AMHERST — Emily Dickinson, Robert Frost and other famed artists who lived and worked in town could represent the athletic program at Amherst College as the “fighting poets.”
It’s also possible the next mascot for the college will be represented not by pugilistic imagery or writers, but rather by animals that inhabit the region’s woods and skies, such as “wolves” or “Valley hawks.” Perhaps an extinct species that once roamed the Earth, like the “mammoth,” whose skeleton is on display in a campus museum.
Or maybe the college will stick with the name recently applied to its athletics program: The “Purple & White.”
On Thursday, college officials unveiled the final five mascot choices, selected by the mascot committee, that will be the subject of a vote by students, alumni, faculty, staff and friends of the college. An online vote will run from Monday through March 31.
The process to pick a new mascot follows the removal of the controversial Lord Jeff as Amherst’s unofficial mascot early in 2016.
Lord Jeff was cut from the team following a student demonstration for increased equity at the school in November 2015. Many students, faculty and alumni objected to the long-used mascot because of historical evidence that Lord Jeffery Amherst advocated employing germ warfare to wipe out American Indian tribes.
The college’s mascot committee received more than 2,000 suggestions, amounting to nearly 600 unique ideas. After soliciting the input of 441 student and alumni delegates, officials revealed the 30 semi-finalists in January.
Two of the top vote getters in that earlier round, "hamsters" and "moose," failed to make the final cut.
The vote will feature an instant run off, or rank choice voting, where voters will be asked to put the finalists in order from favorite to least favorite. If one of the five wins a majority, it will be the next mascot. If none get this majority initially, then the votes will be dispersed until one achieves a majority.
The college’s website provides background information about why each mascot choice is appropriate.
The "fighting poets" doesn't signify any specific artist, even though Dickinson lived in Amherst and Frost taught at the college. Rather, it "celebrates multiple poets who have taught, studied or written poetry in association with the college or town of Amherst."
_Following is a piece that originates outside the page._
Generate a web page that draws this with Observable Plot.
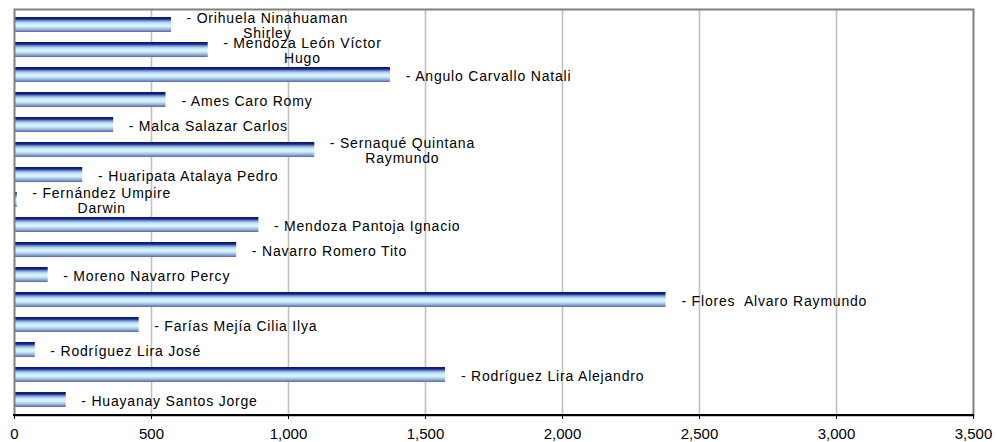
<!DOCTYPE html>
<html>
<head>
<meta charset="utf-8">
<script src="https://cdn.jsdelivr.net/npm/d3@7"></script>
<script src="https://cdn.jsdelivr.net/npm/@observablehq/plot@0.6"></script>
<style>
  html, body { margin: 0; padding: 0; background: #fff; }
  #chart svg g[aria-label="text"] text { letter-spacing: 0.8px; }
</style>
</head>
<body>
<div id="chart"></div>
<script>
const names = [
  "Orihuela Ninahuaman Shirley", "Mendoza León Víctor Hugo", "Angulo Carvallo Natali",
  "Ames Caro Romy", "Malca Salazar Carlos", "Sernaqué Quintana Raymundo",
  "Huaripata Atalaya Pedro", "Fernández Umpire Darwin", "Mendoza Pantoja Ignacio",
  "Navarro Romero Tito", "Moreno Navarro Percy", "Flores  Alvaro Raymundo",
  "Farías Mejía Cilia Ilya", "Rodríguez Lira José", "Rodríguez Lira Alejandro",
  "Huayanay Santos Jorge"
];
const labels = [
  "- Orihuela Ninahuaman\nShirley", "- Mendoza León Víctor\nHugo", "- Angulo Carvallo Natali",
  "- Ames Caro Romy", "- Malca Salazar Carlos", "- Sernaqué Quintana\nRaymundo",
  "- Huaripata Atalaya Pedro", "- Fernández Umpire\nDarwin", "- Mendoza Pantoja Ignacio",
  "- Navarro Romero Tito", "- Moreno Navarro Percy", "- Flores  Alvaro Raymundo",
  "- Farías Mejía Cilia Ilya", "- Rodríguez Lira José", "- Rodríguez Lira Alejandro",
  "- Huayanay Santos Jorge"
];
const values = [573, 707, 1372, 553, 362, 1096, 249, 10, 892, 811, 123, 2378, 455, 76, 1573, 189];
const xTicks = [0, 500, 1000, 1500, 2000, 2500, 3000, 3500];
const gridTicks = [500, 1000, 1500, 2000, 2500, 3000];

const W = 997, H = 442;
const M = {left: 14, right: 24, top: 9, bottom: 27};
const xMax = 3500;
const k = (W - M.left - M.right) / xMax; // px per unit
const labelFont = 14, spacing = 0.8, gapPx = 15;

const ctx = document.createElement("canvas").getContext("2d");
ctx.font = `${labelFont}px 'Liberation Sans', Arial, sans-serif`;
function textWidth(s) {
  return d3.max(s.split("\n"), line => ctx.measureText(line).width + line.length * spacing);
}

const data = names.map((name, i) => ({
  name, label: labels[i], value: values[i], w: textWidth(labels[i])
}));

const defs = () => {
  const svgDefs = d3.create("svg:defs");
  const g = svgDefs.append("linearGradient")
    .attr("id", "barGrad").attr("x1", 0).attr("y1", 0).attr("x2", 0).attr("y2", 1);
  [
    [0, "#0a1470"], [0.14, "#132888"], [0.24, "#6a88c8"], [0.34, "#a8c8ec"],
    [0.46, "#cfeefa"], [0.62, "#d8f4fd"], [0.75, "#b0cfec"], [0.87, "#8ba3d4"], [1, "#56679f"]
  ].forEach(([o, c]) => g.append("stop").attr("offset", o).attr("stop-color", c));
  return svgDefs.node();
};

function bottomLine(index, scales, values, dims) {
  const y = dims.height - dims.marginBottom;
  const g = d3.create("svg:g");
  g.append("line")
    .attr("x1", scales.x(0) - 1).attr("x2", scales.x(xMax) + 1)
    .attr("y1", y).attr("y2", y)
    .attr("stroke", "#000").attr("stroke-width", 2);
  return g.node();
}

const chart = Plot.plot({
  width: W, height: H,
  marginLeft: M.left, marginRight: M.right, marginTop: M.top, marginBottom: M.bottom,
  style: {fontFamily: "'Liberation Sans', Arial, sans-serif", background: "#fff", color: "#000"},
  x: {domain: [0, xMax], axis: null},
  y: {domain: names, axis: null, paddingInner: 0.42, paddingOuter: 0.21},
  marks: [
    defs,
    Plot.gridX({ticks: gridTicks, stroke: "#c0c0c0", strokeOpacity: 1, strokeWidth: 1.6}),
    Plot.barX(data, {x1: 0, x2: "value", y: "name", fill: "url(#barGrad)"}),
    Plot.frame({stroke: "#808080", strokeWidth: 2}),
    bottomLine,
    Plot.axisX({
      ticks: xTicks, tickFormat: d3.format(","), tickSize: 4, tickPadding: 9,
      fontSize: 15, stroke: "#000", fill: "#000", label: null
    }),
    Plot.text(data, {
      x: d => d.value + (gapPx + d.w / 2) / k,
      y: "name", text: "label",
      textAnchor: "middle", lineAnchor: "middle", lineHeight: 1.05, dy: 1,
      fontSize: labelFont, fill: "#000"
    })
  ]
});
document.getElementById("chart").appendChild(chart);
</script>
</body>
</html>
“Mammoths” has a college connection, with the Beneski Museum of Natural History displaying the skeleton of a Proboscidea, unearthed by Professor Frederick Brewster Loomis and brought to town in 1925.
“Purple & White” have been the college's colors since April 30, 1868. It’s served as the unofficial nickname of sports teams for the past several months.
The “Valley hawks” mascot, according to the college website, “would reflect pride in the campus bird sanctuary and the college’s other connections to avian studies."
Finally, the website notes: “Known for their keen senses, intelligence and power, wolves collaborate and care for one another in packs, but they can also represent individuality and independence."